Personal Development for Parent: Mutual Respect

Recognize that as your child climbs the Accountability Pyramid, so do you. And each stage builds upon the next rather than replacing it. So your task during these years will be to accurately discern which mindset to use as your child pushes onward to adulthood away from you. Your brain needs to remember each mindset and while one "stage" tends to dominate over others, you should be able to switch between as you detect what your child needs most in a given moment.

Part of the joy in this stage is the ability to significantly rest from worrying about feeling responsible for your child's progress.

In addition, the ability to feel genuine mutual respect for another human being way of life, especially one whom you are attached to and have spent years raising, is a feeling that fills your heart with joy and compassion.

Mode of Discipline: Collaboration

During the Independent stage, discipline by letting your child be. Period.

In other words, begin to think of your older teen (who is now likely 1-2 years away from leaving home) as you would another fellow adult. Just as you wouldn't peer over your neighbor's fence or call her up to tell her how to lead her life (unless you suspect imminent danger), don't make unsolicited suggestions to your teen. In fact, don't pay unsolicited attention either.

Instead, allow your child independence in setting goals and following through. Encourage your child to inform you of his goals, outcomes, and whereabouts out of love and respect to you, not out of obligation to report to you. Give your child guided temporary support when he asks or seems in need. Be neighborly--help enough, but not all the time.

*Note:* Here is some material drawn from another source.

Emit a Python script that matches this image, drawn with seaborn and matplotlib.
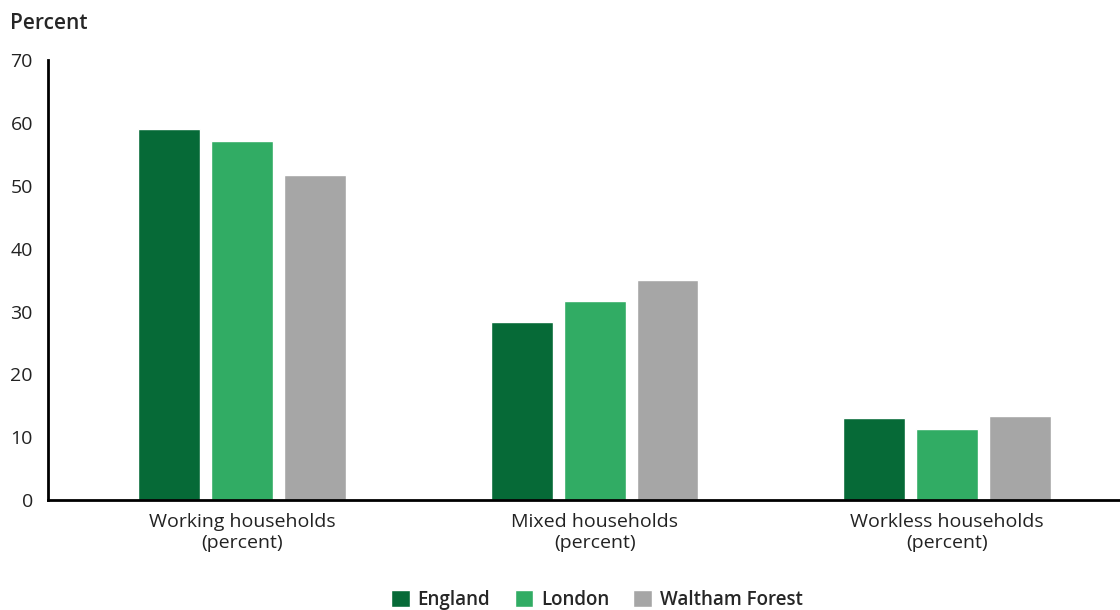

Continue to provide average basic needs for your teen based on the community in which you live--again not much, but not too little. Recognize that though your child will likely depend on you for a roof, food, transportation, clothing, education, etc for several more years, your heartfelt generosity during these years alongside your confidence in her to lead her own life will give her an example of self-reliance and empathy to emulate. As your teen begins employment, discuss which expenses she can take responsibility for now. Your discussion should feel thoughtful and forward-looking towards total self-reliance, not demeaning or controlling.

Show love and confidence in whom your child has become thus far. Do not manage consequences for your child. Support disciplinary action that other authority figures may need to enforce. Seek for ways to inspire your child by maintaining a loving connection with him.

Expect to struggle. Expect your child to struggle off and on. We all do. Formally apologize if you show a lack of mindfulness or if your child may have unresolved memories of your lack of mindfulness from previous stages. Make personal changes when necessary.

Teens who struggle dramatically during this stage are likely suffering from a teenage body that is “stuck” in a lower mental stage (ie attached to unhealthy habits, following inappropriate leaders, weary from forced accountability, inexperienced in feeling internally motivated)...essentially suffering from an underdeveloped prefrontal cortex and strong defensive behaviors that block progress. It is possible to assist teens who have not been raised on the Accountability Pyramid from the beginning, but parents need to consider all stages at once, which is a very delicate and bumpy balance.

Benefit for Child: Self-government

Freedom. Or as free as an adult with many responsibilities can be. ;) Enjoy providing for yourself by driving, dating, graduating, voting, and working towards complete self-reliance. Find a job and decide what you'll spend your money on. Decide how to invest in your own future. Decide how to enjoy the free time you have.